- **Problem to work on**
From the listing below, extract each line containing the string "this".

- **Data shown**
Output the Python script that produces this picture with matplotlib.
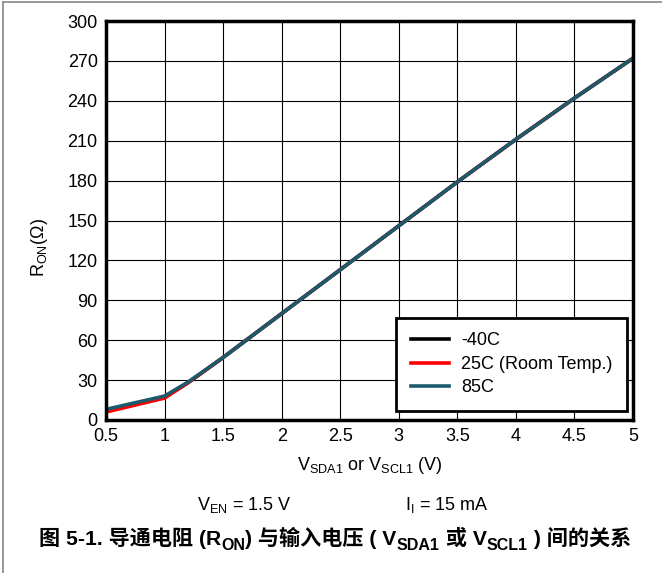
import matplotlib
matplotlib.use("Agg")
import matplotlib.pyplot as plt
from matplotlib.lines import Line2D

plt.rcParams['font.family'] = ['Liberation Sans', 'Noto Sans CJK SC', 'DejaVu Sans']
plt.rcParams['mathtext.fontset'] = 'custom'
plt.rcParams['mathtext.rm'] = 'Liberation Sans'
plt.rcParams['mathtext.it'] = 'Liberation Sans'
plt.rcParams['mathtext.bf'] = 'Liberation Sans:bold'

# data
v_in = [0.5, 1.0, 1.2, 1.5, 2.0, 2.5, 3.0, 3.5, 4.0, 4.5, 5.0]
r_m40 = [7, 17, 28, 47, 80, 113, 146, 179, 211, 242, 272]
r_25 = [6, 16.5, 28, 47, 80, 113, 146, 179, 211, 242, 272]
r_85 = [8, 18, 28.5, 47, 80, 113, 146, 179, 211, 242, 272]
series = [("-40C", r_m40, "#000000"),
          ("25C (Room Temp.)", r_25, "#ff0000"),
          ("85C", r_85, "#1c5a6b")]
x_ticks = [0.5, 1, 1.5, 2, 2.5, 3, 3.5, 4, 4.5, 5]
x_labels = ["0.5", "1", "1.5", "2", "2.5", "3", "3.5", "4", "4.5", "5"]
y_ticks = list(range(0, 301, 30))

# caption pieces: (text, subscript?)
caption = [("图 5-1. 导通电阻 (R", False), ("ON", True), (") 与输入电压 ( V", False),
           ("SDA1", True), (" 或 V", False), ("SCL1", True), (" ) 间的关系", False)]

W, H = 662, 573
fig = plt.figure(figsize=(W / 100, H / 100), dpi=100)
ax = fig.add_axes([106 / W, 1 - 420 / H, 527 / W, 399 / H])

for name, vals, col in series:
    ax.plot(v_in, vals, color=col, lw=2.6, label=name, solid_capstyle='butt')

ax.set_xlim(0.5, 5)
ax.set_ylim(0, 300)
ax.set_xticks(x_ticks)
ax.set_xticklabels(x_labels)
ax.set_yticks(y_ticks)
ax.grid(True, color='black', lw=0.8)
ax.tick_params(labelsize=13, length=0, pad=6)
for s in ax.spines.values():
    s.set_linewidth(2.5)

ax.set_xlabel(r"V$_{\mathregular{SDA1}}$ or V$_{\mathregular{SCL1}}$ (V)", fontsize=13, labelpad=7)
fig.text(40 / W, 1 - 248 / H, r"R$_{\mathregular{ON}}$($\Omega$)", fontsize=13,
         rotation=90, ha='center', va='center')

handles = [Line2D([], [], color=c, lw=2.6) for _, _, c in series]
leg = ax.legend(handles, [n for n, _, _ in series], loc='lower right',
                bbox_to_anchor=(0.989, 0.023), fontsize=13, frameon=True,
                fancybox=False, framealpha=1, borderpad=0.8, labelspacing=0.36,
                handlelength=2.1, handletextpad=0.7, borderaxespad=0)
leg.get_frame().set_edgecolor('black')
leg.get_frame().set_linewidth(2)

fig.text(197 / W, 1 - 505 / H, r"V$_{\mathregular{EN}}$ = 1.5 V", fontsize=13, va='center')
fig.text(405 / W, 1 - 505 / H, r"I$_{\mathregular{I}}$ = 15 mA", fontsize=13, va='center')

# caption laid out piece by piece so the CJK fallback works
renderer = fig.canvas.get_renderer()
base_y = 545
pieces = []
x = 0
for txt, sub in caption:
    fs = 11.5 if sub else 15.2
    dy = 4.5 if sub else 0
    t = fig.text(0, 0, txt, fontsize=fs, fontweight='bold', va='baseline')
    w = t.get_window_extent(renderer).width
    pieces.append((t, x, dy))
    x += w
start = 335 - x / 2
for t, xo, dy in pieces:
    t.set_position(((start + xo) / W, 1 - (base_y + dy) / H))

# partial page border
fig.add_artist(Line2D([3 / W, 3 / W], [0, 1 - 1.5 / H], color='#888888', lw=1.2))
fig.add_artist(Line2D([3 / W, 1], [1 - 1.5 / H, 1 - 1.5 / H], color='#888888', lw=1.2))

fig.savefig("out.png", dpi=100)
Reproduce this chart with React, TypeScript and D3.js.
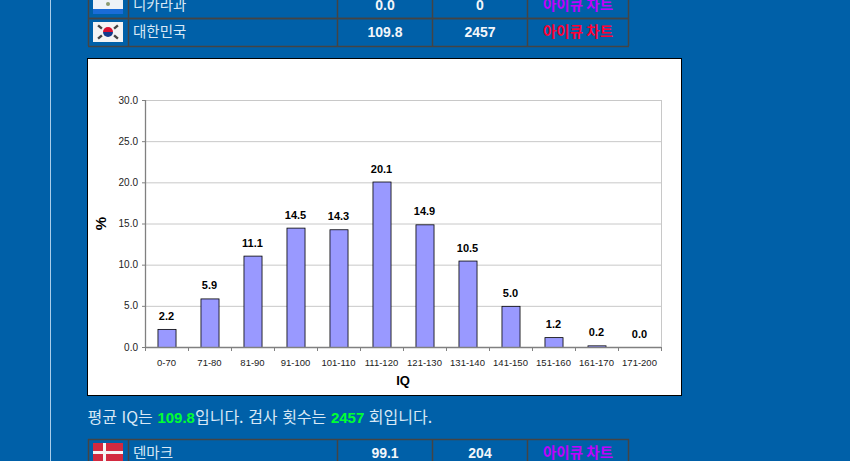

- **Task answer**
Output the Python script that produces this picture with matplotlib.
Reproduce this chart with React, TypeScript and D3.js.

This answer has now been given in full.